Последующие иллюстрации Рудакова не достигли завершенности "французского цикла". Ни вышедшие в свет — к "Евгению Онегину" (1936-39, 1946, 1949), к "Отцам и детям" И.С.Тургенева (1945-49), к горьковскому "Фоме Гордееву" (1947-49). Ни те, что остались в эскизах — к "Анне Карениной" (1940-45) и "Войне и миру" (1941-48). Зыбкость акварельно-гуашевых оригиналов пропадала при переводе в книжную печать. К тому же, портретируя Пышку или Жоржа Дюруа, Рудаков искал индивидуальное через острые типажи французского искусства — от Гаварни до Тулуз-Лотрека; русская же классика, более "своя", не позволяла вдохновляться типическим, заставляла "сочинять" зримый облик персонажей. И эти воображаемые портреты часто статичны и не всегда убедительны. В портретном методе Рудакова было что-то от актерского дара, от умения вжиться в образ через детали и внешние приметы. Это делало интересными его немногие театральные работы (У.Шекспир "Много шума из ничего", 1943; А.Грибоедов "Горе от ума", 1940-41; Н.Гоголь "Ревизор", 1946) — костюмы и гримы, рассчитанные на определенных исполнителей, на конкретную пластику и повадку. Тогда же, когда пластических и визуальных "зацепок" не было, художника ждала неудача.

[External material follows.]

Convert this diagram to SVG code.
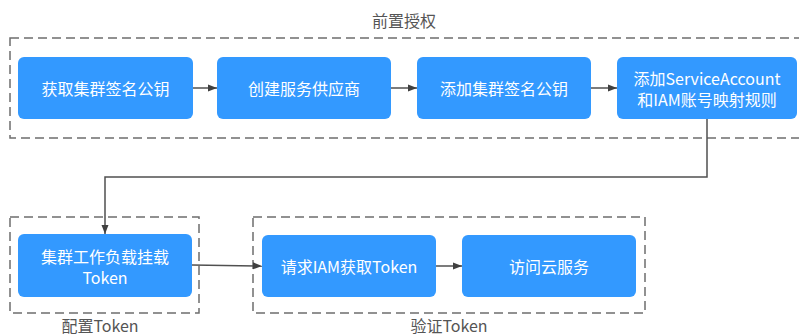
<svg xmlns="http://www.w3.org/2000/svg" width="799" height="334" viewBox="0 0 799 334">
<style>
.grp{fill:none;stroke:#6e6e6e;stroke-width:1.5;stroke-dasharray:9 5}
.node{fill:#3399ff}
.nt{fill:#ffffff;font-family:"Noto Sans CJK SC","Noto Sans",sans-serif;font-size:16px;text-anchor:middle;dominant-baseline:central}
.lbl{fill:#555555;font-family:"Noto Sans CJK SC","Noto Sans",sans-serif;font-size:16px;text-anchor:middle}
.conn{fill:none;stroke:#505050;stroke-width:1.5}
</style>
<defs>
<marker id="arr" markerWidth="10" markerHeight="8" refX="9" refY="4" orient="auto" markerUnits="userSpaceOnUse">
<path d="M0,0.5 L9,4 L0,7.5 Z" fill="#404040"/>
</marker>
</defs>
<rect width="799" height="334" fill="#ffffff"/>
<g id="group-pre">
<rect class="grp" x="10" y="38" width="800" height="100"/>
<text class="lbl" x="404" y="27">前置授权</text>
</g>
<g id="group-config">
<rect class="grp" x="10" y="217" width="189" height="96"/>
<text class="lbl" x="100" y="332">配置Token</text>
</g>
<g id="group-verify">
<rect class="grp" x="253" y="217" width="392" height="96"/>
<text class="lbl" x="449" y="332">验证Token</text>
</g>
<g id="connectors">
<line class="conn" x1="193" y1="88" x2="217" y2="88" marker-end="url(#arr)"/>
<line class="conn" x1="391" y1="88" x2="417" y2="88" marker-end="url(#arr)"/>
<line class="conn" x1="591" y1="88" x2="617" y2="88" marker-end="url(#arr)"/>
<polyline class="conn" points="707,119 707,177 105,177 105,234" marker-end="url(#arr)"/>
<line class="conn" x1="192" y1="265" x2="262" y2="266" marker-end="url(#arr)"/>
<line class="conn" x1="436" y1="266" x2="462" y2="266" marker-end="url(#arr)"/>
</g>
<g id="n1">
<rect class="node" x="18" y="57" width="175" height="62" rx="6"/>
<text class="nt" x="105.5" y="88">获取集群签名公钥</text>
</g>
<g id="n2">
<rect class="node" x="217" y="57" width="174" height="62" rx="6"/>
<text class="nt" x="304" y="88">创建服务供应商</text>
</g>
<g id="n3">
<rect class="node" x="417" y="57" width="174" height="62" rx="6"/>
<text class="nt" x="504" y="88">添加集群签名公钥</text>
</g>
<g id="n4">
<rect class="node" x="617" y="57" width="180" height="62" rx="6"/>
<text class="nt" x="707" y="78">添加ServiceAccount</text>
<text class="nt" x="707" y="99">和IAM账号映射规则</text>
</g>
<g id="n5">
<rect class="node" x="18" y="234" width="174" height="63" rx="6"/>
<text class="nt" x="105" y="256">集群工作负载挂载</text>
<text class="nt" x="105" y="277">Token</text>
</g>
<g id="n6">
<rect class="node" x="262" y="235" width="174" height="62" rx="6"/>
<text class="nt" x="349" y="266">请求IAM获取Token</text>
</g>
<g id="n7">
<rect class="node" x="462" y="235" width="174" height="62" rx="6"/>
<text class="nt" x="549" y="266">访问云服务</text>
</g>
</svg>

Наконец, нельзя не сказать о Рудакове-преподавателе — сначала во Вхутеине (1929-30), потом до конца жизни на графическом факультете ИЖСА. Он не обладал последовательной методикой, но учил, показывая приемы, — и это привлекало студентов. В его мастерскую стремились. В тогдашней Академии художеств эта мастерская была безусловным очагом культуры — художественной и человеческой.